### WHAT THE TASK REQUIRES
How does the data below read from its first line through the line containing "(0,0) rectangle (1136,754);"? Print those lines exactly.

### COLLECTED DATA

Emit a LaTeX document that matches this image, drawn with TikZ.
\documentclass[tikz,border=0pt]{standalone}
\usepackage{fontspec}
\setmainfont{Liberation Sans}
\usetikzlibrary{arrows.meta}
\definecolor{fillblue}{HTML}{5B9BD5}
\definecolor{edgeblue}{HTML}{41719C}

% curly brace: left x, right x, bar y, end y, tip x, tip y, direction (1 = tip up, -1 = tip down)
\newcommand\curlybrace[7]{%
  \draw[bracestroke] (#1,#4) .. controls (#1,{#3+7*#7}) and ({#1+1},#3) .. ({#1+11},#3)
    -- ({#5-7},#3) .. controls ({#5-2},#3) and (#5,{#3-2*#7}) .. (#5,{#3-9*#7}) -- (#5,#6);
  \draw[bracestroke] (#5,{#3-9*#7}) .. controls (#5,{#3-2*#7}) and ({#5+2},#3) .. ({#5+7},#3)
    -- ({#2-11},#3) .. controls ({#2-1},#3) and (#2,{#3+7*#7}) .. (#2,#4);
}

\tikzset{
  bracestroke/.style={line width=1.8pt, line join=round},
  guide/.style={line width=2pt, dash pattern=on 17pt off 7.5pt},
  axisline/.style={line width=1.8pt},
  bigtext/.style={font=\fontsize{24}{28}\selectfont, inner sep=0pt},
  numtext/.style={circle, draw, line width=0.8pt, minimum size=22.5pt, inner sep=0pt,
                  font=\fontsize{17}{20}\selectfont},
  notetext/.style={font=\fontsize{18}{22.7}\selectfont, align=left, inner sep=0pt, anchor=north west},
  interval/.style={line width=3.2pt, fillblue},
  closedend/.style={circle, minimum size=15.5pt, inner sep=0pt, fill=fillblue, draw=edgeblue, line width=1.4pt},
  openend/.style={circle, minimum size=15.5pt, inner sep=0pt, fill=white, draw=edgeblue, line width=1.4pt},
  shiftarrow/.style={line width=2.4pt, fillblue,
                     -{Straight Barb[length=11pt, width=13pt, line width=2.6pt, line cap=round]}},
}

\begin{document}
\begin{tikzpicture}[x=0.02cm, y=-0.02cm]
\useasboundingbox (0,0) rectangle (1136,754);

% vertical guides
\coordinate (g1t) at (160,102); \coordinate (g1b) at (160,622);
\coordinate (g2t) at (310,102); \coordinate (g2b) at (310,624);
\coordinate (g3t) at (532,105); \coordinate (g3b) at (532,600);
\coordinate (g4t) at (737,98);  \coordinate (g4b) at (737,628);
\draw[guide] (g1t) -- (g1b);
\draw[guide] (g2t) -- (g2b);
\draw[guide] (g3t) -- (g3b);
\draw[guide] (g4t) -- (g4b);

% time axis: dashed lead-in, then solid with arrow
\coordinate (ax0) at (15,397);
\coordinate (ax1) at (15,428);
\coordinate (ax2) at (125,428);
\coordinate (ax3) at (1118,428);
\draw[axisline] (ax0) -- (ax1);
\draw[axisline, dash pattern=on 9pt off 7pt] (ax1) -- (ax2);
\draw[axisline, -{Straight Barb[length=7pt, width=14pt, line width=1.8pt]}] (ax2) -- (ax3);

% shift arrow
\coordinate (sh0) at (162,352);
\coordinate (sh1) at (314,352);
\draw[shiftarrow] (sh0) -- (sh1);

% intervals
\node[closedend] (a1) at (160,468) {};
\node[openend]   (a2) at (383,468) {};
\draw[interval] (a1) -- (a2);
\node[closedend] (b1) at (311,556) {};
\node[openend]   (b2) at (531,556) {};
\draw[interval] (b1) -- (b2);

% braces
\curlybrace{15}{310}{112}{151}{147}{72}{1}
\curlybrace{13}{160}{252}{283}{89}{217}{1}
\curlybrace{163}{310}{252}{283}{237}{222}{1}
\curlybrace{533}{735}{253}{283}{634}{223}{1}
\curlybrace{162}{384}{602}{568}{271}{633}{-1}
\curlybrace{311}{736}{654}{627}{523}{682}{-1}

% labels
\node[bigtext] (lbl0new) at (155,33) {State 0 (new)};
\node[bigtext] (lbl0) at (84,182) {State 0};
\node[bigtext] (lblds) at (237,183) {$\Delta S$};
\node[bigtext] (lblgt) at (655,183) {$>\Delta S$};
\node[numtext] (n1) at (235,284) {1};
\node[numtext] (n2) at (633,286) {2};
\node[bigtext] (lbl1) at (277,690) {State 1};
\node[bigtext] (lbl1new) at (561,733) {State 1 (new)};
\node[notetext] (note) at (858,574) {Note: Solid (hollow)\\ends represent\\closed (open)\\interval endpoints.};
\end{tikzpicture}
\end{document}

### ANSWER
Emit a LaTeX document that matches this image, drawn with TikZ.
\documentclass[tikz,border=0pt]{standalone}
\usepackage{fontspec}
\setmainfont{Liberation Sans}
\usetikzlibrary{arrows.meta}
\definecolor{fillblue}{HTML}{5B9BD5}
\definecolor{edgeblue}{HTML}{41719C}

% curly brace: left x, right x, bar y, end y, tip x, tip y, direction (1 = tip up, -1 = tip down)
\newcommand\curlybrace[7]{%
  \draw[bracestroke] (#1,#4) .. controls (#1,{#3+7*#7}) and ({#1+1},#3) .. ({#1+11},#3)
    -- ({#5-7},#3) .. controls ({#5-2},#3) and (#5,{#3-2*#7}) .. (#5,{#3-9*#7}) -- (#5,#6);
  \draw[bracestroke] (#5,{#3-9*#7}) .. controls (#5,{#3-2*#7}) and ({#5+2},#3) .. ({#5+7},#3)
    -- ({#2-11},#3) .. controls ({#2-1},#3) and (#2,{#3+7*#7}) .. (#2,#4);
}

\tikzset{
  bracestroke/.style={line width=1.8pt, line join=round},
  guide/.style={line width=2pt, dash pattern=on 17pt off 7.5pt},
  axisline/.style={line width=1.8pt},
  bigtext/.style={font=\fontsize{24}{28}\selectfont, inner sep=0pt},
  numtext/.style={circle, draw, line width=0.8pt, minimum size=22.5pt, inner sep=0pt,
                  font=\fontsize{17}{20}\selectfont},
  notetext/.style={font=\fontsize{18}{22.7}\selectfont, align=left, inner sep=0pt, anchor=north west},
  interval/.style={line width=3.2pt, fillblue},
  closedend/.style={circle, minimum size=15.5pt, inner sep=0pt, fill=fillblue, draw=edgeblue, line width=1.4pt},
  openend/.style={circle, minimum size=15.5pt, inner sep=0pt, fill=white, draw=edgeblue, line width=1.4pt},
  shiftarrow/.style={line width=2.4pt, fillblue,
                     -{Straight Barb[length=11pt, width=13pt, line width=2.6pt, line cap=round]}},
}

\begin{document}
\begin{tikzpicture}[x=0.02cm, y=-0.02cm]
\useasboundingbox (0,0) rectangle (1136,754);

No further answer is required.